A manufacturer’s consistency, delivery, distribution and price points should all be considered before a contract is drafted, as well as how the dispensary and manufacturer will share the cost of the materials.

Dispensaries should partner with manufacturers that have quality formulations, Jess adds. Labs should have the ability to formulate the products a dispensary wants with the desired THC and CBD levels, for example.

“Formulations, to me—it’s what makes the product valuable,” Jess says. “The other parts are just form factors and how consumers want to consume that, whether that’s in a vape, a topical [or] a flower.”

Potential Pitfalls

Picking the wrong partner is perhaps the largest potential pitfall in white label manufacturing, Jess says. “We’re very choosy about who we do business with. We need to make sure it’s a good fit for both sides.”

Manufacturers and dispensaries should work with businesses they are familiar with or that they already have a working relationship with, he says. And companies should not base decisions solely on price.

“I’d rather go with somebody that is really a trusted brand and then have the expertise in the back end,” Jess says. “If I were to say a No. 1 pitfall, … it is just somebody shopping for price and sometimes it comes back to the old adage you get what you pay for.”

Dispensaries should also be on guard against manufacturers that are able to make a product, but cannot distribute it, or cannot distribute to all the desired stores.

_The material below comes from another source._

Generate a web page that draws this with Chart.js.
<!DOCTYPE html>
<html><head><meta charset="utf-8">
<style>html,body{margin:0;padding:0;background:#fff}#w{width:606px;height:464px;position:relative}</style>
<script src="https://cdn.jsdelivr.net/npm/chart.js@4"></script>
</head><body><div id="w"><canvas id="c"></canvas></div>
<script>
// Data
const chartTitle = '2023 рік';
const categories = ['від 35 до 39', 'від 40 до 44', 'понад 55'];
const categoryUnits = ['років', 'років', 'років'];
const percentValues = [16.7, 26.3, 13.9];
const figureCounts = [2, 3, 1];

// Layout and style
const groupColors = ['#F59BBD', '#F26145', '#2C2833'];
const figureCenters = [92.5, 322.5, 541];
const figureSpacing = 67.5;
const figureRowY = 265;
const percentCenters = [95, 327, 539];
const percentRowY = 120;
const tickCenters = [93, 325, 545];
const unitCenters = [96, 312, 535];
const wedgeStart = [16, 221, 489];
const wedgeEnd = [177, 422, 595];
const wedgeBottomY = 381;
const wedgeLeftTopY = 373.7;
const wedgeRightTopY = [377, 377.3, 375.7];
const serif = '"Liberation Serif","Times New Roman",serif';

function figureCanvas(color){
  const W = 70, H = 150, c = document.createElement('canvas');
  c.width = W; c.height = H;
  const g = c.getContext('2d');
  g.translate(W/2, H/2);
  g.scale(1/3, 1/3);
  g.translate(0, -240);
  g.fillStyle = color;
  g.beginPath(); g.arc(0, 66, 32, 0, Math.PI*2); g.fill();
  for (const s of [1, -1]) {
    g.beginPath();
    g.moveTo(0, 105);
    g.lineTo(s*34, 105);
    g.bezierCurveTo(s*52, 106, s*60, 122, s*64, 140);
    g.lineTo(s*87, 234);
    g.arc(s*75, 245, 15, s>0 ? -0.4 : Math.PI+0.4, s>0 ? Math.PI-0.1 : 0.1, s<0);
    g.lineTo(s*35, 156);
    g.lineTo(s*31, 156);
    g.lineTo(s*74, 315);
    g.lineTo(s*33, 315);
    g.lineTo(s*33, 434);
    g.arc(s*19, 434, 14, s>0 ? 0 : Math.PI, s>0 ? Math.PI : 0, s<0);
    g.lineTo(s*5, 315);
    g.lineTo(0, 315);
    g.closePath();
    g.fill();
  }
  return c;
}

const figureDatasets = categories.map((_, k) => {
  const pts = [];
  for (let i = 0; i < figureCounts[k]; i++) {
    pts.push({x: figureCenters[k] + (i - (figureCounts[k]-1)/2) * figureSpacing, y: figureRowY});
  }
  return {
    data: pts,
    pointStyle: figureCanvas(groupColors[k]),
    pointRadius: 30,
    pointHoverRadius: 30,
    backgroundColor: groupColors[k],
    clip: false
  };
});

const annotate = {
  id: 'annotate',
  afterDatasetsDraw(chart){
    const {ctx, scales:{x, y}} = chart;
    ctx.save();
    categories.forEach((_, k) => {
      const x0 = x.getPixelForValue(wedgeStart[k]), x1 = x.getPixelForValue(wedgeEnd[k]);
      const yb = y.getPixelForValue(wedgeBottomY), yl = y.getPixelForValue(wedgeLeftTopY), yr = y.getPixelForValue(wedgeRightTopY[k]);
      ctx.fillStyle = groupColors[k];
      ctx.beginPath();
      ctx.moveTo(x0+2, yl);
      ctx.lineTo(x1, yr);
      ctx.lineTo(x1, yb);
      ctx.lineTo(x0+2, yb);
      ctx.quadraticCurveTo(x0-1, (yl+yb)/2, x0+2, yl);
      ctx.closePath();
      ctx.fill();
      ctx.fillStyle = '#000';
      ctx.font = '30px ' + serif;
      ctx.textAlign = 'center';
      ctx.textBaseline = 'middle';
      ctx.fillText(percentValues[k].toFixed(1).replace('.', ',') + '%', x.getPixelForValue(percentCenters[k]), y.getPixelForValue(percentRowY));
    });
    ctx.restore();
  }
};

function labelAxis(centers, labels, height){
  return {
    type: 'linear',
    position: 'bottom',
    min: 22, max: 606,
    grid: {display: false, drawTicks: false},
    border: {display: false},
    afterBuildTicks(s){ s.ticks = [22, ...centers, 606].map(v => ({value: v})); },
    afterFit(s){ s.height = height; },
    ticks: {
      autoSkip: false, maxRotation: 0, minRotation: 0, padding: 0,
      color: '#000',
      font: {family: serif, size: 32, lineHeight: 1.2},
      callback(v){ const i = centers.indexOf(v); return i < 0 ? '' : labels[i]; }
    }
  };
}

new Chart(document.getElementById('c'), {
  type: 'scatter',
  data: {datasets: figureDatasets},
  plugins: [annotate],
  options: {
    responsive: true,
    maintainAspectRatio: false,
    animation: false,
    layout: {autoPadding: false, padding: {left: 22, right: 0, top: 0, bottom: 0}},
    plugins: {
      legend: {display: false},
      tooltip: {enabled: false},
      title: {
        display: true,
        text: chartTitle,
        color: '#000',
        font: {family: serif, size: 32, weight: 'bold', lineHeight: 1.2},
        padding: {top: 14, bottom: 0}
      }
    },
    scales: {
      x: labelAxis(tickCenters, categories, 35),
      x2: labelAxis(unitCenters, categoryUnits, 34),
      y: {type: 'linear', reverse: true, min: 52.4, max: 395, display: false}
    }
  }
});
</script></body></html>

Compliance can also be a potential pitfall, especially in California, which has been rolling out its cannabis testing regulations in phases, Jess says. “When Category 1 [testing rules] came out in January [and then] Category 2 came out in July, there were so many … manufacturers with manufacturing licenses who were not ready to produce Category 2 product.”

Therefore, partnering with a manufacturer that is prepared to produce products that are compliant with all applicable regulations is essential for dispensaries.